Mahkemece, 02/03/2015 tarihli duruşmada “ ... ilçesi ...Köyü 117 ada 1 ve 2 parsel sayılı ve 122 ada 1 parsel sayılı taşınmazların tespitteki yüzölçümü ile ... vasfıyla maliye hazinesi adına tapuya kayıt ve tesciline” karar verilmesine rağmen, gerekçeli kararda “ taşınmazların tespitteki yüzölçümü ve vasıflarıyla maliye hazinesi adına tapuya kayıt ve tesciline” karar verilerek kısa karar ile gerekçeli karar arasında taşınmazın vasfı konusunda çelişki oluşturulmuştur.
HMK"nın 298/2. maddesinde gerekçeli kararın, tefhim edilen hüküm sonucuna aykırı olamayacağı belirtilmiştir. Asıl olan duruşma tutanağına yazılıp taraflara tefhim olunan karardır, tefhim ile birlikte yargılamadan elini çekmiş olan hâkimin tefhim ettiği kararı taraflara tebliğ etmek durumunda olduğu, sonradan yazılan gerekçeli kararın kısa karara uygun olmasının zorunlu olduğu ve tefhim edilen kısa kararla gerekçeli kararın uyum içinde olmasının gerektiği 10.04.1992 gün ve 1991/7 Esas - 1992/4 Karar sayılı İçtihadı Birleştirme Kararında öngörülmüştür. Mezkur İçtihadı Birleştirme Kararında; çelişkinin varlığı tesbit edildiği takdirde, başka hiçbir incelemeye gerek görülmeksizin ve tarafların bu konuyu temyiz sebebi yapıp yapmadıklarına bakılmaksızın kararın salt bu sebeple bozulması gerektiğine işaret edilmiştir.
Bu sebeple, hüküm bu haliyle kendi içinde çelişkili olup kararın bozulması gerekmiştir.
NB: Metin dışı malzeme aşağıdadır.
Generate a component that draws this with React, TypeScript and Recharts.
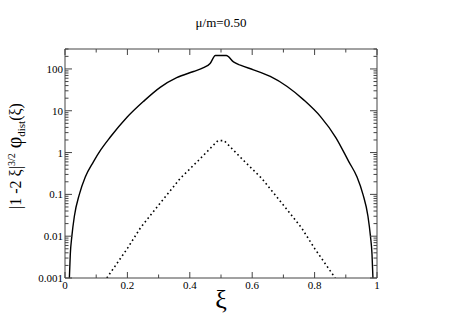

SONUÇ: Yukarıda açıklanan nedenlerle; ... köyü tüzel kişiliği ve davalı kişilerin temyiz itirazlarının kabulü ile hükmün BOZULMASINA, bozma nedenine göre bu aşamada sair hususların incelenmesine yer olmadığına, temyiz harcının istek halinde iadesine 21/06/2017 günü oy birliği ile karar verildi.